Where Sawallisch does score is in his more eminent soloists, but even here this new issue has nothing to fear. The three singers may not be as well known as Mitsuko Shirai or Peter Seiffert, but they have personable voices and present their relatively short solos well. This performance, like that by Sawallisch, includes the offertorium Tota pulchra es which Schumann added after the first performance when he published the work in a version with organ accompaniment. Sawallisch had Shirai to sing this; here we have a mezzo-soprano, Marianne Crebassa (the part does not go above F), whose warmer tone brings a more romantic and emotional feel. One textual oddity: the bass solo O salutaris hostia in the Sanctus (track 5, 5.37) is here sung by the basses of the chorus. This works well, and is perhaps justified by an ambiguity in the score; while the first entry is marked ‘solo’, when the chorus echoes the words the bass line lacks the indication ‘chorus’. One could therefore argue that the indication ‘solo’ indicates a solo line for the choral basses rather than a single voice, although I suspect that the direction ‘chorus’ eighteen bars later was simply omitted from the score by accident.

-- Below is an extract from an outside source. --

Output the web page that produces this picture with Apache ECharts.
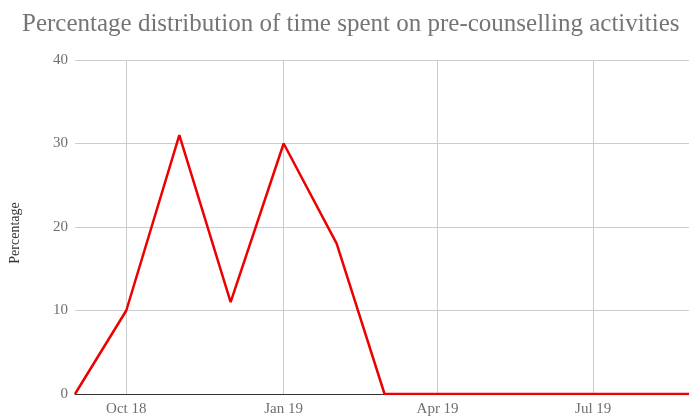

The disc is completed by four songs for double chorus which Schumann wrote three years earlier. These are more conventional partsongs in the standard nineteenth century romantic mould. Although the use of a double chorus produces a somewhat richer sound, the settings of the texts are primarily homophonic and make minimal use of antiphonal effects.
This performance misses a point when (at track 7, 4.36) Schumann indicates the brief use of a solo quartet juxtaposed against the choir; the full choir is simply employed throughout, although there is no ambiguity here in the marking of the score. The Orpheus Vokalensemble and the Netherlands Chamber Choir in their respective recordings make a beautifully mysterious effect by strict observance of Schumann’s precise directions. The final song asks for a low C from the basses in the final bars, but one would have welcomed more subterranean definition here.
Despite these occasional concerns, this issue is a pleasure throughout. The singing of the choir is confident, and the orchestra in the Mass has plenty of life. There are other versions of all these pieces in the catalogue, but I cannot imagine that any of the alternatives would be significantly better than this. The recording is immediate but has plenty of atmosphere.